Buenos Aires - Retired Argentine tennis star Gabriela Sabatini, a former world number three,has said in remarks published on Friday that she had lost matches on purpose in her youth to avoid reporters.
"When I was younger and thought that I had to talk after winning a tournament, I often lost in the semifinals so I did not have to. It was that bad!" Sabatini told the Argentine newspaper La Nacion.
"I was very introverted. I had some issues at school because I was very inward-looking," she said.
Sabatini, now 43, said her shyness was a major problem.
"I got very nervous at that point. But at the same time I was very competitive and I got frustrated when I did not win," she said.
"I might lose the first set, when I was little, and I gave up on the match just because I was so angry that I could not bear having lost the first set."
The winner of the 1990 US Open was widely regarded as one of the most talented and charismatic players of the 1980s and 1990s.

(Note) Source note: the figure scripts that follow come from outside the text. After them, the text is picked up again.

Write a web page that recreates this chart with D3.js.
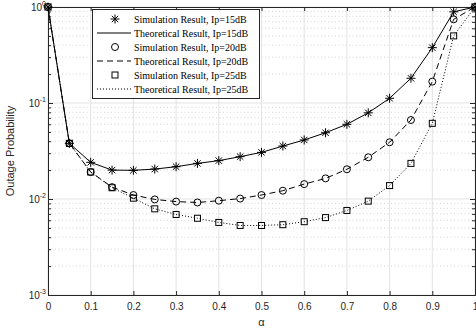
<!DOCTYPE html>
<html>
<head>
<meta charset="utf-8">
<script src="https://cdn.jsdelivr.net/npm/d3@7"></script>
<style>
  html, body { margin: 0; padding: 0; background: #fff; }
  svg { display: block; }
</style>
</head>
<body>
<div id="chart"></div>
<script>
// alpha values (x axis)
const alphas = [0, 0.05, 0.1, 0.15, 0.2, 0.25, 0.3, 0.35, 0.4, 0.45, 0.5,
                0.55, 0.6, 0.65, 0.7, 0.75, 0.8, 0.85, 0.9, 0.95, 1];

// outage probability
const sim15 = [1, 0.038, 0.0241, 0.0200, 0.0199, 0.0205, 0.0217, 0.0235, 0.0251, 0.0276, 0.0306,
               0.0356, 0.0412, 0.049, 0.060, 0.079, 0.112, 0.181, 0.377, 0.89, 1];
const sim20 = [1, 0.038, 0.0191, 0.0133, 0.0110, 0.0099, 0.0094, 0.0092, 0.0096, 0.0101, 0.0110,
               0.0122, 0.0143, 0.0164, 0.0204, 0.0272, 0.039, 0.0665, 0.167, 0.744, 1];
const sim25 = [1, 0.038, 0.0191, 0.0131, 0.0102, 0.0079, 0.0069, 0.0063, 0.0057, 0.0053, 0.0053,
               0.0054, 0.0058, 0.0064, 0.0076, 0.0095, 0.0138, 0.0235, 0.0614, 0.50, 1];
// theoretical curves run through the simulated points
const theo15 = sim15.slice();
const theo20 = sim20.slice();
const theo25 = sim25.slice();

const xTicks = [0, 0.1, 0.2, 0.3, 0.4, 0.5, 0.6, 0.7, 0.8, 0.9, 1];
const xTickLabels = ['0', '0.1', '0.2', '0.3', '0.4', '0.5', '0.6', '0.7', '0.8', '0.9', '1'];
const yDecades = [1, 0.1, 0.01, 0.001];
const yExponents = ['0', '-1', '-2', '-3'];

const legendLabels = [
  'Simulation Result, Ip=15dB',
  'Theoretical Result, Ip=15dB',
  'Simulation Result, Ip=20dB',
  'Theoretical Result, Ip=20dB',
  'Simulation Result, Ip=25dB',
  'Theoretical Result, Ip=25dB'
];

const W = 476, H = 332;
const margin = { top: 7, right: 1, bottom: 37, left: 48 };
const iw = W - margin.left - margin.right;
const ih = H - margin.top - margin.bottom;

const svg = d3.select('#chart').append('svg')
  .attr('width', W)
  .attr('height', H);

const g = svg.append('g')
  .attr('transform', `translate(${margin.left},${margin.top})`);

const x = d3.scaleLinear().domain([0, 1]).range([0, iw]);
const y = d3.scaleLog().domain([0.001, 1]).range([ih, 0]);

const axisColor = '#262626';
const sans = 'Liberation Sans, Arial, sans-serif';
const serif = 'Liberation Serif, Times New Roman, serif';

// minor y values (2..9 per decade)
const minorY = [];
[0.001, 0.01, 0.1].forEach(d => {
  for (let k = 2; k <= 9; k++) minorY.push(d * k);
});

// grid
g.append('g').selectAll('line').data(minorY).join('line')
  .attr('x1', 0).attr('x2', iw)
  .attr('y1', d => y(d)).attr('y2', d => y(d))
  .attr('stroke', '#c8c8c8').attr('stroke-width', 0.8)
  .attr('stroke-dasharray', '1,2.5');
g.append('g').selectAll('line').data(yDecades).join('line')
  .attr('x1', 0).attr('x2', iw)
  .attr('y1', d => y(d)).attr('y2', d => y(d))
  .attr('stroke', '#e3e3e3').attr('stroke-width', 1);
g.append('g').selectAll('line').data(xTicks).join('line')
  .attr('x1', d => x(d)).attr('x2', d => x(d))
  .attr('y1', 0).attr('y2', ih)
  .attr('stroke', '#e3e3e3').attr('stroke-width', 1);

// axes with inward ticks
const xAxisB = d3.axisBottom(x).tickValues(xTicks).tickSize(-4).tickFormat((d, i) => xTickLabels[i]).tickPadding(8);
const xAxisT = d3.axisTop(x).tickValues(xTicks).tickSize(-4).tickFormat('');
const yAxisL = d3.axisLeft(y).tickValues(yDecades).tickSize(-5).tickFormat('');
const yAxisR = d3.axisRight(y).tickValues(yDecades).tickSize(-5).tickFormat('');
const yMinorL = d3.axisLeft(y).tickValues(minorY).tickSize(-3).tickFormat('');
const yMinorR = d3.axisRight(y).tickValues(minorY).tickSize(-3).tickFormat('');

function styleAxis(sel) {
  sel.selectAll('path').attr('stroke', axisColor);
  sel.selectAll('line').attr('stroke', axisColor);
  sel.selectAll('text').attr('fill', axisColor).style('font-family', sans).style('font-size', '10px');
}

g.append('g').attr('transform', `translate(0,${ih})`).call(xAxisB).call(styleAxis);
g.append('g').call(xAxisT).call(styleAxis);
g.append('g').call(yAxisL).call(styleAxis);
g.append('g').attr('transform', `translate(${iw},0)`).call(yAxisR).call(styleAxis);
g.append('g').call(yMinorL).call(styleAxis).select('path').remove();
g.append('g').attr('transform', `translate(${iw},0)`).call(yMinorR).call(styleAxis).select('path').remove();

// y tick labels 10^n
const yl = g.append('g');
yDecades.forEach((d, i) => {
  const t = yl.append('text')
    .attr('x', -2).attr('y', y(d) + 4)
    .attr('text-anchor', 'end')
    .attr('fill', axisColor)
    .style('font-family', sans).style('font-size', '10px');
  t.append('tspan').text('10');
  t.append('tspan').attr('dy', -5).style('font-size', '7px').text(yExponents[i]);
});

// axis labels
svg.append('text')
  .attr('transform', `translate(14,${margin.top + ih / 2}) rotate(-90)`)
  .attr('text-anchor', 'middle')
  .attr('fill', axisColor)
  .style('font-family', sans).style('font-size', '11px')
  .text('Outage Probability');
svg.append('text')
  .attr('x', margin.left + iw / 2).attr('y', 326)
  .attr('text-anchor', 'middle')
  .attr('fill', axisColor)
  .style('font-family', sans).style('font-size', '11px')
  .text('α');

// lines
const line = vals => d3.line()
  .x((d, i) => x(alphas[i]))
  .y(d => y(d))(vals);

const curves = [
  { vals: theo15, dash: null },
  { vals: theo20, dash: '6,4' },
  { vals: theo25, dash: '1,2' }
];
curves.forEach(c => {
  g.append('path')
    .attr('d', line(c.vals))
    .attr('fill', 'none')
    .attr('stroke', '#000')
    .attr('stroke-width', 1)
    .attr('stroke-dasharray', c.dash);
});

// markers
function star(sel, r) {
  const a = r * Math.SQRT1_2;
  sel.append('path')
    .attr('d', `M${-r},0L${r},0M0,${-r}L0,${r}M${-a},${-a}L${a},${a}M${-a},${a}L${a},${-a}`)
    .attr('stroke', '#000').attr('stroke-width', 1).attr('fill', 'none');
}
function circle(sel, r) {
  sel.append('circle').attr('r', r)
    .attr('stroke', '#000').attr('stroke-width', 1).attr('fill', 'none');
}
function square(sel, r) {
  sel.append('rect').attr('x', -r).attr('y', -r).attr('width', 2 * r).attr('height', 2 * r)
    .attr('stroke', '#000').attr('stroke-width', 1).attr('fill', 'none');
}

const markerSets = [
  { vals: sim15, draw: s => star(s, 4.5) },
  { vals: sim20, draw: s => circle(s, 3.5) },
  { vals: sim25, draw: s => square(s, 3) }
];
markerSets.forEach(m => {
  g.append('g').selectAll('g').data(m.vals).join('g')
    .attr('transform', (d, i) => `translate(${x(alphas[i])},${y(d)})`)
    .each(function () { m.draw(d3.select(this)); });
});

// legend
const lg = svg.append('g').attr('transform', 'translate(92,9)');
lg.append('rect')
  .attr('x', 0.5).attr('y', 0.5).attr('width', 167).attr('height', 89)
  .attr('fill', '#fff').attr('stroke', axisColor).attr('stroke-width', 1);
const rowY = i => 10 + i * 14;
legendLabels.forEach((lab, i) => {
  const row = lg.append('g').attr('transform', `translate(0,${rowY(i)})`);
  if (i % 2 === 0) {
    const mk = row.append('g').attr('transform', 'translate(23,0)');
    markerSets[i / 2].draw(mk);
  } else {
    row.append('line')
      .attr('x1', 5).attr('x2', 39).attr('y1', 0).attr('y2', 0)
      .attr('stroke', '#000').attr('stroke-width', 1)
      .attr('stroke-dasharray', curves[(i - 1) / 2].dash);
  }
  row.append('text')
    .attr('x', 42).attr('y', 3.5)
    .attr('fill', '#000')
    .style('font-family', serif).style('font-size', '10px')
    .text(lab);
});
</script>
</body>
</html>
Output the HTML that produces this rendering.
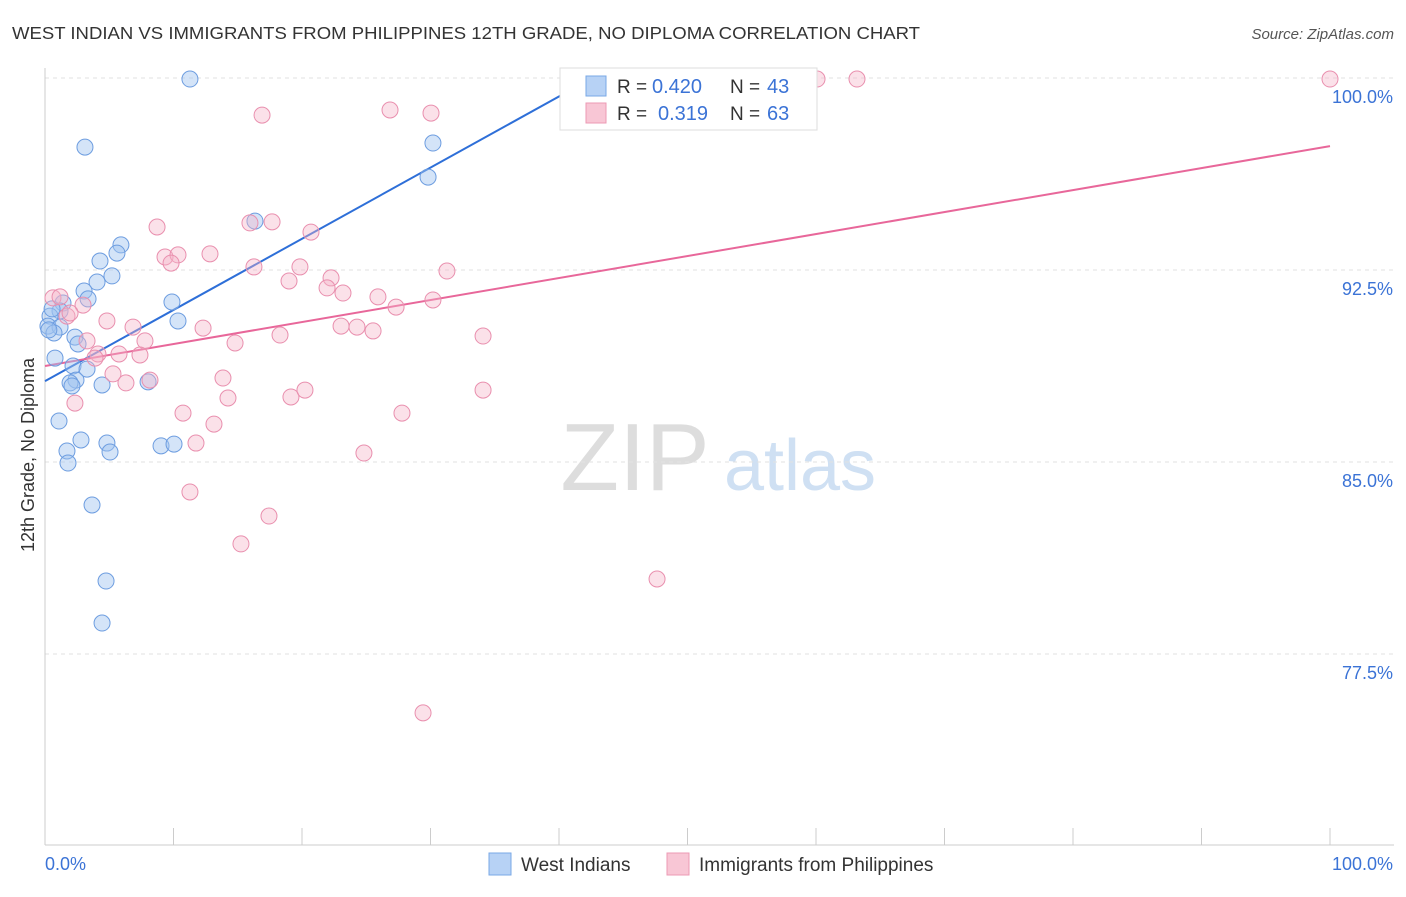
<!DOCTYPE html>
<html><head><meta charset="utf-8"><style>
body{margin:0;background:#fff;font-family:"Liberation Sans",sans-serif}
svg text{font-family:"Liberation Sans",sans-serif}
</style></head><body>
<svg id="c" width="1406" height="892">
<text x="12" y="39" font-size="17.5" fill="#333" textLength="908" lengthAdjust="spacingAndGlyphs">WEST INDIAN VS IMMIGRANTS FROM PHILIPPINES 12TH GRADE, NO DIPLOMA CORRELATION CHART</text>
<text x="1394" y="39" font-size="15" fill="#555" font-style="italic" text-anchor="end">Source: ZipAtlas.com</text>
<text transform="translate(34,455) rotate(-90)" font-size="18" fill="#333" text-anchor="middle">12th Grade, No Diploma</text>
<g>
<text x="635" y="490" font-size="96" font-family="Liberation Serif,serif" fill="#ddd" text-anchor="middle">ZIP</text>
<text x="800" y="490" font-size="72" fill="#cfe0f3" text-anchor="middle">atlas</text>
</g>
<g id="grid"></g><g id="axes"></g><g id="lines"></g><g id="pts"></g>
<g>
<rect x="560" y="68" width="257" height="62" fill="#fff" stroke="#ddd"/>
<rect x="586" y="76" width="20" height="20" fill="#b7d2f5" stroke="#7aa8e6"/>
<rect x="586" y="103" width="20" height="20" fill="#f8c6d5" stroke="#ec9ab4"/>
<text x="617" y="93" font-size="19" fill="#333">R =</text>
<text x="652" y="93" font-size="20" fill="#3b73d6">0.420</text>
<text x="730" y="93" font-size="19" fill="#333">N =</text>
<text x="767" y="93" font-size="20" fill="#3b73d6">43</text>
<text x="617" y="120" font-size="19" fill="#333">R =</text>
<text x="658" y="120" font-size="20" fill="#3b73d6">0.319</text>
<text x="730" y="120" font-size="19" fill="#333">N =</text>
<text x="767" y="120" font-size="20" fill="#3b73d6">63</text>
</g>
<g>
<rect x="489" y="853" width="22" height="22" fill="#b7d2f5" stroke="#7aa8e6"/>
<text x="521" y="871" font-size="19" fill="#333">West Indians</text>
<rect x="667" y="853" width="22" height="22" fill="#f8c6d5" stroke="#ec9ab4"/>
<text x="699" y="871" font-size="19" fill="#333">Immigrants from Philippines</text>
</g>
</svg>
<script>
const yTicks=[100,92.5,85,77.5];
const yTickLabels=["100.0%","92.5%","85.0%","77.5%"];
const xTickLabels=["0.0%","100.0%"];
const blueX=[11.28,3.11,30.19,29.81,16.34,5.91,5.60,4.28,5.21,4.05,3.04,3.35,1.40,9.88,1.17,0.39,10.35,0.23,1.17,0.70,2.33,2.57,0.78,2.18,3.27,2.41,1.95,2.10,4.44,8.02,1.09,2.80,4.82,9.03,10.04,5.06,1.71,1.79,3.66,4.75,4.44,0.3,0.55];
const blueY=[99.96,97.30,97.46,96.13,94.41,93.48,93.16,92.85,92.27,92.03,91.68,91.37,91.21,91.25,90.90,90.70,90.51,90.31,90.27,90.04,89.88,89.61,89.06,88.75,88.63,88.20,88.09,87.97,88.01,88.13,86.60,85.86,85.74,85.63,85.70,85.39,85.43,84.96,83.32,80.35,78.71,90.16,90.98];
const pinkX=[60.08,63.19,100,26.85,16.89,30.04,8.72,15.95,17.67,20.70,9.34,10.35,9.81,12.84,16.26,19.84,31.28,18.99,22.26,21.95,23.19,25.91,27.32,30.19,0.62,1.17,2.96,1.71,4.82,6.85,12.30,23.04,24.28,25.53,18.29,34.09,3.27,7.78,14.79,4.12,5.76,7.39,5.29,6.30,8.17,13.85,2.33,14.24,19.14,20.23,34.09,10.74,27.78,13.15,11.75,24.82,11.28,17.43,15.25,47.63,29.42,1.95,3.89];
const pinkY=[99.96,99.96,99.96,98.75,98.55,98.63,94.18,94.34,94.38,93.98,93.01,93.09,92.77,93.13,92.62,92.62,92.46,92.07,92.19,91.80,91.60,91.45,91.05,91.33,91.41,91.45,91.13,90.70,90.51,90.27,90.23,90.31,90.27,90.12,89.96,89.92,89.73,89.73,89.65,89.22,89.22,89.18,88.44,88.09,88.20,88.28,87.30,87.50,87.54,87.81,87.81,86.91,86.91,86.48,85.74,85.35,83.83,82.89,81.80,80.43,75.20,90.82,89.06];
const blueTrend=[88.16,0.278]; // intercept, slope
const pinkTrend=[88.75,0.0859];
const xs=v=>45+v*12.85, ys=v=>78+(100-v)*25.6;
const NS="http://www.w3.org/2000/svg";
function mk(t,a,p){const e=document.createElementNS(NS,t);for(const k in a)e.setAttribute(k,a[k]);p.appendChild(e);return e;}
const grid=document.getElementById('grid'),axes=document.getElementById('axes');
yTicks.forEach((t,i)=>{
 const l=mk('line',{x1:45,x2:1394,y1:ys(t),y2:ys(t),stroke:'#e2e2e2','stroke-dasharray':'4,4'},grid);
 
 
 const tx=mk('text',{x:1393,y:ys(t)+25,'font-size':18,fill:'#3b73d6','text-anchor':'end'},axes);
 tx.textContent=yTickLabels[i];
 
 
});
mk('line',{x1:45,x2:45,y1:68,y2:845,stroke:'#ccc'},axes);
mk('line',{x1:45,x2:1394,y1:845,y2:845,stroke:'#ccc'},axes);
for(let i=0;i<=10;i++){mk('line',{x1:xs(i*10),x2:xs(i*10),y1:828,y2:845,stroke:'#ccc'},axes);}
[0,100].forEach((v,i)=>{const t=mk('text',{x:i?1393:45,y:870,'font-size':18,fill:'#3b73d6','text-anchor':i?'end':'start'},axes);t.textContent=xTickLabels[i];

});
const pts=document.getElementById('pts');
blueX.forEach((x,i)=>{const c=mk('circle',{cx:xs(x),cy:ys(blueY[i]),r:8,fill:'rgba(160,195,240,0.45)',stroke:'#6d9de0','stroke-width':1},pts);

});
pinkX.forEach((x,i)=>{const c=mk('circle',{cx:xs(x),cy:ys(pinkY[i]),r:8,fill:'rgba(245,180,200,0.4)',stroke:'#e98fae','stroke-width':1},pts);

});
const ln=document.getElementById('lines');
const bl=mk('line',{x1:xs(0),y1:ys(blueTrend[0]),x2:xs(42),y2:ys(blueTrend[0]+42*blueTrend[1]),stroke:'#2e6fd8','stroke-width':2},ln);


const pl=mk('line',{x1:xs(0),y1:ys(pinkTrend[0]),x2:xs(100),y2:ys(pinkTrend[0]+100*pinkTrend[1]),stroke:'#e8679a','stroke-width':2},ln);


</script>
</body></html>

Although she was never world number one, she twice came close to the top spot sport and she kept up a solid rivalry with Steffi Graf.
"I think my fame and my public profile had something to do with the fact that I did not become world number one.
"To be so famous would also have been a problem if I had been world number one," Sabatini said.
"I loved playing tennis. I loved it since the first day I grabbed a racket, I was crazy about it.
"One never knows what comes behind that or with that.
"I loved to play, I was competitive, I wanted to win, that was all I knew. In the first few years tennis is a game. Later, it becomes a job," she said.
Sabatini, who retired in 1996, lives in her native Buenos Aires, although she often travels to Europe and the United States for business, including her line of perfumes.